Wednesday, October 1, 2025

Mass protests and strikes grip Madagascar amid calls for president to resign

ANTANANARIVO,  Madagascar 

Anti-government protesters in Madagascar held fresh demonstrations on Wednesday and called for a general strike, seeking to force President Andry Rajoelina to step down, after nearly a week of action by the youth-led movement.

Police fired tear gas at protesters in the centre of the capital, Antananarivo, where some 10,000 clashed with police on Tuesday, although life had mostly returned to normal in the rest of the city by later that afternoon, according to AFP journalists on the ground.

A crowd of several thousand marched in the northern city of Antsiranana, demanding the president's resignation, a local source told AFP, while several hundred gathered in Toliara, in the south.

Rajoelina on Wednesday evening organised a meeting at the presidential palace with foreign diplomats, spokesperson Lova Ranoromaro told AFP.

Ranoromaro added that the protesters had dispersed "without a clear leader emerging... to allow for a structured exchange" of views.

Near-daily protests over misgovernance and water and power cuts began in Antananarivo last Thursday and spread to other cities across the Indian Ocean nation of almost 32 million people.

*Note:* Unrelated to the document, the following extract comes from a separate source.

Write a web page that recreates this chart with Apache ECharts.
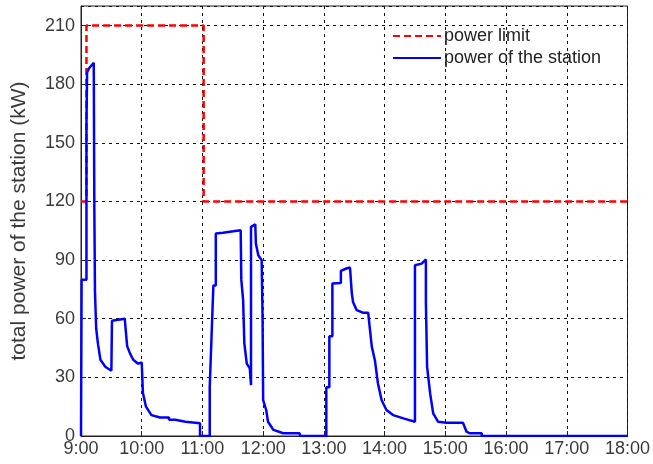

Despite Rajoelina having sacked his government on Monday in a bid to placate the unrest, anger has been intensified by a heavy crackdown on protesters.

At least 22 have died and more than a hundred have been injured in the unrest, according to the UN.

The government has rejected the tally as unverified and "based on rumours or misinformation".

"The dismissal of the government is not enough for us," a spokesperson for the "Gen Z" movement leading the protests told AFP on Tuesday, adding further demands are the president's resignation and "the cleaning up of the National Assembly."

Another anonymous demonstrator told AFP that "living conditions of the Malagasy people are deteriorating and getting worse every day".

Rajoelina "has been in power for 16 years, but nothing has changed" in a poverty-stricken society, he said.

Rajoelina, 51, first came to power in 2009 following a coup sparked by an uprising, which ousted former president Marc Ravalomanana.

After not contesting the 2013 election under international pressure, Rajoelina was voted back into office in 2018 and re-elected in 2023 in contested polls boycotted by the opposition.

Initially silent, the opposition endorsed the movement through a rare joint statement on Wednesday, with opposition leader Siteny Randrianasoloniaiko and former president Ravalomanana among the signatories.